Which city is this? Some through the centuries have seen this as a picture of Satan’s Kingdom, defeated by the Kingdom of Christ. The city therefore pictures any godless regime or ideology which opposes the Gospel. Others have been sure that John is foretelling the demise of Rome, the “Babylon” of godlessness and persecution of the church. Afterall, the city is portrayed as being “great” (vv.10, 16, 19), and having commercial and other influence over many nations (vv.3, 11-15, 19). So, it’s Rome, right?
Actually, the best reading of the text and the context suggests that it’s that rather small city, Jerusalem. She has already been denounced by John. In the immediately preceding chapters, the Jerusalem of John’s day has been identified as godless, ruthless, seeking to profit from her relationship with Rome, and destined to face God’s judgment. She has already been styled as Babylon (17.5).

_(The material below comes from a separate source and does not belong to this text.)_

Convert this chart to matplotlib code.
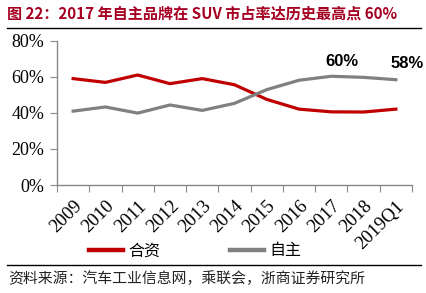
import matplotlib
matplotlib.use("Agg")
import matplotlib.pyplot as plt
from matplotlib.lines import Line2D
from matplotlib import font_manager

categories = ["2009", "2010", "2011", "2012", "2013", "2014", "2015", "2016", "2017", "2018", "2019Q1"]
jv = [58.9, 56.8, 60.9, 56.1, 58.9, 55.5, 47.4, 42, 40.5, 40.4, 42]
own = [40.9, 43.2, 39.8, 44.3, 41.3, 45.2, 52.8, 58, 60.2, 59.6, 58.3]
yticks = [0, 20, 40, 60, 80]
series_names = ["合资", "自主"]
title = "图 22：2017 年自主品牌在 SUV 市占率达历史最高点 60%"
source = "资料来源：汽车工业信息网，乘联会，浙商证券研究所"

names = {f.name for f in font_manager.fontManager.ttflist}
narrow = "Liberation Sans Narrow" if "Liberation Sans Narrow" in names else "Liberation Sans"

W, H = 426, 293
fig = plt.figure(figsize=(W / 100, H / 100), dpi=100)
cjk = ["Noto Sans CJK SC", "DejaVu Sans"]

ax = fig.add_axes([57 / W, 1 - 185 / H, (412 - 57) / W, (185 - 40.5) / H])
x = list(range(len(categories)))
red = "#C00000"
gray = "#808080"
ax.plot(x, jv, color=red, lw=2.3, solid_joinstyle="round")
ax.plot(x, own, color=gray, lw=2.3, solid_joinstyle="round")
ax.set_xlim(-0.5, len(categories) - 0.5)
ax.set_ylim(0, 80)
ax.set_yticks(yticks)
ax.set_yticklabels([f"{v}%" for v in yticks], family="Liberation Serif", fontsize=13)
ax.set_xticks([i - 0.5 for i in range(len(categories) + 1)], minor=False)
ax.set_xticklabels([])
ax.set_xticks(x, minor=True)
ax.set_xticklabels(categories, minor=True, rotation=45, ha="right", va="top",
                   rotation_mode="anchor", family="Liberation Serif", fontsize=13.5)
ax.tick_params(axis="x", which="minor", length=0, pad=9)
ax.tick_params(axis="x", which="major", length=5, color="#888888", direction="out")
ax.tick_params(axis="y", length=5, color="#888888", direction="out", pad=4)
for s in ["top", "right"]:
    ax.spines[s].set_visible(False)
for s in ["left", "bottom"]:
    ax.spines[s].set_color("#888888")
    ax.spines[s].set_linewidth(1)

ax.annotate(f"{own[8]:.0f}%", (8, own[8]), xytext=(8, 5), textcoords="offset points",
            ha="center", va="bottom", fontsize=12, fontweight="bold", family=narrow)
ax.annotate(f"{own[10]:.0f}%", (10, own[10]), xytext=(8, 6), textcoords="offset points",
            ha="center", va="bottom", fontsize=12, fontweight="bold", family=narrow)

# title
fig.text(7 / W, 1 - 14 / H, title, family=cjk, fontsize=10.9, fontweight="bold",
         color="#A50021", va="center", ha="left")
fig.add_artist(Line2D([7 / W, 421 / W], [1 - 28 / H, 1 - 28 / H], color="black", lw=1))

# legend
handles = [Line2D([], [], color=red, lw=3.2), Line2D([], [], color=gray, lw=3.2)]
fig.legend(handles, series_names, loc="center left", bbox_to_anchor=(89 / W, 1 - 251 / H),
           ncol=2, frameon=False, prop={"family": cjk, "size": 11.5}, handlelength=2.1,
           columnspacing=4.4, handletextpad=0.35, borderpad=0, borderaxespad=0)

fig.add_artist(Line2D([7 / W, 421 / W], [1 - 264.5 / H, 1 - 264.5 / H], color="black", lw=1))
fig.text(8 / W, 1 - 279 / H, source, family=cjk, fontsize=10.7, va="center", ha="left", color="#222222")

fig.savefig("out.png", dpi=100)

Small(ish) she may have been, but she enjoyed the attentions of trading nations, and enjoyed the luxuries John speaks of here.
Her covenant faithlessness brings God’s covenant curse. God faithless people were besieged and their city was sacked. “Was there ever a city like this great city?” (v.18), a city which knew so much of God’s favour, only then to be abandoned to His wrath? No wonder Jesus wept for her, and then spoke of her coming judgment (Luke 19.41-44).
A Prayer to Pray
Lord, why do people try to push the fact of Your judgement to one side? And why am I so casual about the truth of Your wrath? Show me the cross again, that I might be shocked at the lengths You went to for my salvation, as my sin and Your wrath were heaped upon Your Son. Then teach me to walk humbly with You, my God. Amen.